▸ **DIRECTION**
Return the listing below verbatim. Pictures do not belong in the copy.

● ● ● ● ●

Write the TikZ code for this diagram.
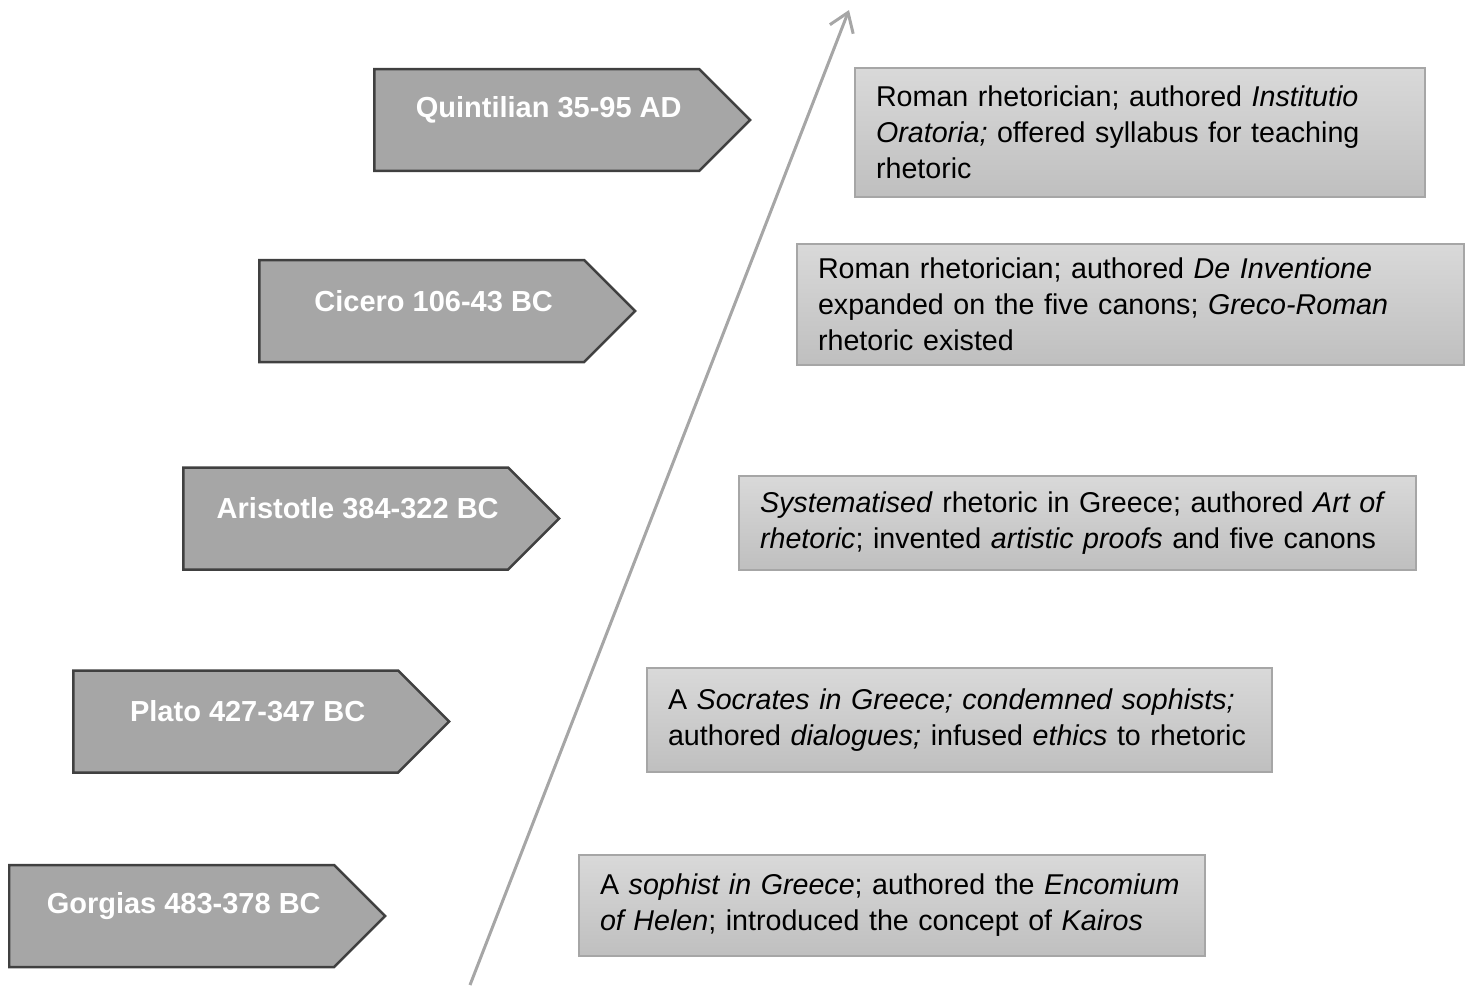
\documentclass[tikz,border=0pt]{standalone}
\usepackage{fontspec}
\setmainfont{Liberation Sans}
\usetikzlibrary{shapes.symbols,arrows.meta}
\definecolor{arrowgray}{HTML}{A6A6A6}
\definecolor{edgegray}{HTML}{404040}
\definecolor{boxtop}{HTML}{D9D9D9}
\definecolor{boxbottom}{HTML}{BFBFBF}
\begin{document}
\begin{tikzpicture}[x=0.02cm, y=-0.02cm,
	era/.style={signal, signal to=east, signal pointer angle=90, draw=edgegray, line width=0.05cm,
		fill=arrowgray, minimum width=7.52cm, minimum height=2.04cm, inner sep=0pt, anchor=west},
	eralabel/.style={text=white, font=\fontsize{16.5}{20}\selectfont\bfseries, xshift=0.24cm, yshift=0.2cm},
	note/.style={draw=arrowgray, line width=0.03cm, top color=boxtop, bottom color=boxbottom,
		inner xsep=0.42cm, inner ysep=0pt, align=left, font=\fontsize{16.3}{20.5}\selectfont},
	axis/.style={arrowgray, line width=0.06cm, -{Straight Barb[length=0.36cm, width=0.5cm, line width=0.06cm]}}]
	\useasboundingbox (0, 0) rectangle (1471, 985);
	% time axis
	\coordinate (tail) at (470, 985);
	\coordinate (head) at (849, 10);
	\draw[axis] (tail) to (head);
	% names and dates
	\node[era, label={[eralabel]center:Quintilian 35-95 AD}] (quintilian) at (373, 120) {};
	\node[era, label={[eralabel]center:Cicero 106-43 BC}] (cicero) at (258, 311) {};
	\node[era, label={[eralabel]center:Aristotle 384-322 BC}] (aristotle) at (182, 518.5) {};
	\node[era, label={[eralabel]center:Plato 427-347 BC}] (plato) at (72, 721.5) {};
	\node[era, label={[eralabel]center:Gorgias 483-378 BC}] (gorgias) at (8, 916) {};
	% notes
	\node[note, minimum width=11.4cm, minimum height=2.58cm, text width=10.56cm] (quintiliannote) at (1140, 132.5)
		{Roman rhetorician; authored \textit{Institutio}\\ \textit{Oratoria;} offered syllabus for teaching\\ rhetoric};
	\node[note, minimum width=13.34cm, minimum height=2.42cm, text width=12.5cm] (ciceronote) at (1130.5, 304.5)
		{Roman rhetorician; authored \textit{De Inventione}\\ expanded on the five canons; \textit{Greco-Roman}\\ rhetoric existed};
	\node[note, minimum width=13.54cm, minimum height=1.88cm, text width=12.7cm] (aristotlenote) at (1077.5, 523)
		{\textit{Systematised} rhetoric in Greece; authored \textit{Art of}\\ \textit{rhetoric}; invented \textit{artistic proofs} and five canons};
	\node[note, minimum width=12.5cm, minimum height=2.08cm, text width=11.66cm] (platonote) at (959.5, 720)
		{A \textit{Socrates in Greece; condemned sophists;}\\ authored \textit{dialogues;} infused \textit{ethics} to rhetoric};
	\node[note, minimum width=12.52cm, minimum height=2.02cm, text width=11.68cm] (gorgiasnote) at (892, 905.5)
		{A \textit{sophist in Greece}; authored the \textit{Encomium}\\ \textit{of Helen}; introduced the concept of \textit{Kairos}};
\end{tikzpicture}
\end{document}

● ● ● ● ●

▸ **RESPONSE FOR THIS EXERCISE**
Write the TikZ code for this diagram.
\documentclass[tikz,border=0pt]{standalone}
\usepackage{fontspec}
\setmainfont{Liberation Sans}
\usetikzlibrary{shapes.symbols,arrows.meta}
\definecolor{arrowgray}{HTML}{A6A6A6}
\definecolor{edgegray}{HTML}{404040}
\definecolor{boxtop}{HTML}{D9D9D9}
\definecolor{boxbottom}{HTML}{BFBFBF}
\begin{document}
\begin{tikzpicture}[x=0.02cm, y=-0.02cm,
	era/.style={signal, signal to=east, signal pointer angle=90, draw=edgegray, line width=0.05cm,
		fill=arrowgray, minimum width=7.52cm, minimum height=2.04cm, inner sep=0pt, anchor=west},
	eralabel/.style={text=white, font=\fontsize{16.5}{20}\selectfont\bfseries, xshift=0.24cm, yshift=0.2cm},
	note/.style={draw=arrowgray, line width=0.03cm, top color=boxtop, bottom color=boxbottom,
		inner xsep=0.42cm, inner ysep=0pt, align=left, font=\fontsize{16.3}{20.5}\selectfont},
	axis/.style={arrowgray, line width=0.06cm, -{Straight Barb[length=0.36cm, width=0.5cm, line width=0.06cm]}}]
	\useasboundingbox (0, 0) rectangle (1471, 985);
	% time axis
	\coordinate (tail) at (470, 985);
	\coordinate (head) at (849, 10);
	\draw[axis] (tail) to (head);
	% names and dates
	\node[era, label={[eralabel]center:Quintilian 35-95 AD}] (quintilian) at (373, 120) {};
	\node[era, label={[eralabel]center:Cicero 106-43 BC}] (cicero) at (258, 311) {};
	\node[era, label={[eralabel]center:Aristotle 384-322 BC}] (aristotle) at (182, 518.5) {};
	\node[era, label={[eralabel]center:Plato 427-347 BC}] (plato) at (72, 721.5) {};
	\node[era, label={[eralabel]center:Gorgias 483-378 BC}] (gorgias) at (8, 916) {};
	% notes
	\node[note, minimum width=11.4cm, minimum height=2.58cm, text width=10.56cm] (quintiliannote) at (1140, 132.5)
		{Roman rhetorician; authored \textit{Institutio}\\ \textit{Oratoria;} offered syllabus for teaching\\ rhetoric};
	\node[note, minimum width=13.34cm, minimum height=2.42cm, text width=12.5cm] (ciceronote) at (1130.5, 304.5)
		{Roman rhetorician; authored \textit{De Inventione}\\ expanded on the five canons; \textit{Greco-Roman}\\ rhetoric existed};
	\node[note, minimum width=13.54cm, minimum height=1.88cm, text width=12.7cm] (aristotlenote) at (1077.5, 523)
		{\textit{Systematised} rhetoric in Greece; authored \textit{Art of}\\ \textit{rhetoric}; invented \textit{artistic proofs} and five canons};
	\node[note, minimum width=12.5cm, minimum height=2.08cm, text width=11.66cm] (platonote) at (959.5, 720)
		{A \textit{Socrates in Greece; condemned sophists;}\\ authored \textit{dialogues;} infused \textit{ethics} to rhetoric};
	\node[note, minimum width=12.52cm, minimum height=2.02cm, text width=11.68cm] (gorgiasnote) at (892, 905.5)
		{A \textit{sophist in Greece}; authored the \textit{Encomium}\\ \textit{of Helen}; introduced the concept of \textit{Kairos}};
\end{tikzpicture}
\end{document}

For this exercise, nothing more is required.